▶ [Provided material]
========

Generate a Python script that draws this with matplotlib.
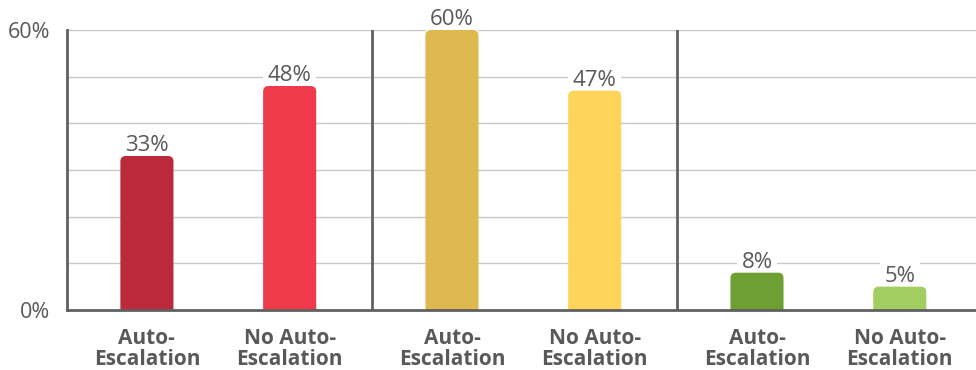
import matplotlib
matplotlib.use('Agg')
import matplotlib.pyplot as plt
from matplotlib.patches import FancyBboxPatch

# ---- data ----
groups = [0, 0, 1, 1, 2, 2]
categories = ["Auto-\nEscalation", "No Auto-\nEscalation",
              "Auto-\nEscalation", "No Auto-\nEscalation",
              "Auto-\nEscalation", "No Auto-\nEscalation"]
values = [33, 48, 60, 47, 8, 5]
value_labels = ["33%", "48%", "60%", "47%", "8%", "5%"]
colors = ["#BB2A3B", "#EE3A4B", "#DDB94F", "#FED45B", "#6E9F33", "#A2CD60"]
y_ticks = [0, 10, 20, 30, 40, 50, 60]
y_tick_labels = ["0%", "", "", "", "", "", "60%"]

plt.rcParams['font.family'] = ['Open Sans', 'DejaVu Sans']
TXT = '#595959'
SPINE = '#606060'

fig = plt.figure(figsize=(9.76, 3.7), dpi=100)
ax = fig.add_axes([67/976, 1 - 310/370, 1 - 67/976, 280/370])

within = [0.262, 0.73]
xpos = [g + within[i % 2] for i, g in enumerate(groups)]
bw = 0.174

ax.set_xlim(0, 2.98)
ax.set_ylim(0, 60)

bars = ax.bar(xpos, values, width=bw, color=colors, zorder=2)

# rounded top corners
fig.canvas.draw()
px_per_x = ax.transData.transform((1, 0))[0] - ax.transData.transform((0, 0))[0]
px_per_y = ax.transData.transform((0, 1))[1] - ax.transData.transform((0, 0))[1]
r_px = 5.5
rx = r_px / px_per_x
ry = r_px / px_per_y
for b, c in zip(bars, colors):
    x, w, h = b.get_x(), b.get_width(), b.get_height()
    b.set_visible(False)
    p = FancyBboxPatch((x, -ry * 2), w, h + ry * 2,
                       boxstyle=f"round,pad=0,rounding_size={rx}",
                       mutation_aspect=ry / rx, fc=c, ec='none', zorder=2)
    ax.add_patch(p)

for x, v, lab in zip(xpos, values, value_labels):
    ax.annotate(lab, (x, v), xytext=(0, 3.5), textcoords='offset points',
                ha='center', va='baseline', fontsize=16, color=TXT, zorder=1.5,
                bbox=dict(boxstyle='square,pad=0.2', fc='white', ec='none'))

for sep in [1, 2]:
    ax.axvline(sep, color=SPINE, lw=2, zorder=3)

ax.set_yticks(y_ticks)
ax.set_yticklabels(y_tick_labels)
ax.yaxis.grid(True, color='#c8c8c8', lw=1)
ax.set_axisbelow(True)
ax.tick_params(axis='y', length=0, pad=12, labelsize=15.5, labelcolor=TXT)

ax.set_xticks(xpos)
ax.set_xticklabels(categories, fontweight='bold', fontsize=15, color=TXT,
                   linespacing=0.98)
ax.tick_params(axis='x', length=0, pad=13)

for s in ['top', 'right']:
    ax.spines[s].set_visible(False)
for s in ['left', 'bottom']:
    ax.spines[s].set_color(SPINE)
    ax.spines[s].set_linewidth(2)
    ax.spines[s].set_zorder(3)

fig.savefig('out.png', dpi=100)
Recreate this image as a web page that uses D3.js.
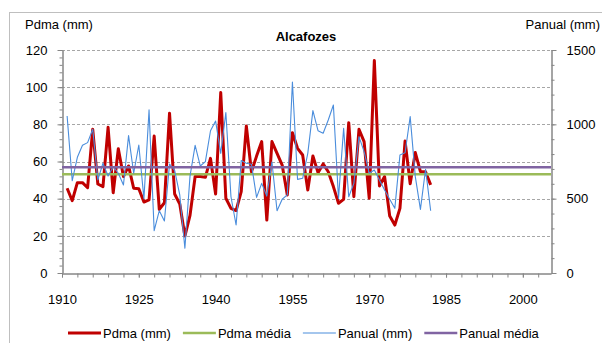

========

▶ [Work instructions]
Repeat the material exactly as it reads, without any of its pictures.

▶ [Final result]
Generate a Python script that draws this with matplotlib.
import matplotlib
matplotlib.use('Agg')
import matplotlib.pyplot as plt
from matplotlib.patches import FancyBboxPatch

# ---- data ----
groups = [0, 0, 1, 1, 2, 2]
categories = ["Auto-\nEscalation", "No Auto-\nEscalation",
              "Auto-\nEscalation", "No Auto-\nEscalation",
              "Auto-\nEscalation", "No Auto-\nEscalation"]
values = [33, 48, 60, 47, 8, 5]
value_labels = ["33%", "48%", "60%", "47%", "8%", "5%"]
colors = ["#BB2A3B", "#EE3A4B", "#DDB94F", "#FED45B", "#6E9F33", "#A2CD60"]
y_ticks = [0, 10, 20, 30, 40, 50, 60]
y_tick_labels = ["0%", "", "", "", "", "", "60%"]

plt.rcParams['font.family'] = ['Open Sans', 'DejaVu Sans']
TXT = '#595959'
SPINE = '#606060'

fig = plt.figure(figsize=(9.76, 3.7), dpi=100)
ax = fig.add_axes([67/976, 1 - 310/370, 1 - 67/976, 280/370])

within = [0.262, 0.73]
xpos = [g + within[i % 2] for i, g in enumerate(groups)]
bw = 0.174

ax.set_xlim(0, 2.98)
ax.set_ylim(0, 60)

bars = ax.bar(xpos, values, width=bw, color=colors, zorder=2)

# rounded top corners
fig.canvas.draw()
px_per_x = ax.transData.transform((1, 0))[0] - ax.transData.transform((0, 0))[0]
px_per_y = ax.transData.transform((0, 1))[1] - ax.transData.transform((0, 0))[1]
r_px = 5.5
rx = r_px / px_per_x
ry = r_px / px_per_y
for b, c in zip(bars, colors):
    x, w, h = b.get_x(), b.get_width(), b.get_height()
    b.set_visible(False)
    p = FancyBboxPatch((x, -ry * 2), w, h + ry * 2,
                       boxstyle=f"round,pad=0,rounding_size={rx}",
                       mutation_aspect=ry / rx, fc=c, ec='none', zorder=2)
    ax.add_patch(p)

for x, v, lab in zip(xpos, values, value_labels):
    ax.annotate(lab, (x, v), xytext=(0, 3.5), textcoords='offset points',
                ha='center', va='baseline', fontsize=16, color=TXT, zorder=1.5,
                bbox=dict(boxstyle='square,pad=0.2', fc='white', ec='none'))

for sep in [1, 2]:
    ax.axvline(sep, color=SPINE, lw=2, zorder=3)

ax.set_yticks(y_ticks)
ax.set_yticklabels(y_tick_labels)
ax.yaxis.grid(True, color='#c8c8c8', lw=1)
ax.set_axisbelow(True)
ax.tick_params(axis='y', length=0, pad=12, labelsize=15.5, labelcolor=TXT)

ax.set_xticks(xpos)
ax.set_xticklabels(categories, fontweight='bold', fontsize=15, color=TXT,
                   linespacing=0.98)
ax.tick_params(axis='x', length=0, pad=13)

for s in ['top', 'right']:
    ax.spines[s].set_visible(False)
for s in ['left', 'bottom']:
    ax.spines[s].set_color(SPINE)
    ax.spines[s].set_linewidth(2)
    ax.spines[s].set_zorder(3)

fig.savefig('out.png', dpi=100)
Recreate this image as a web page that uses D3.js.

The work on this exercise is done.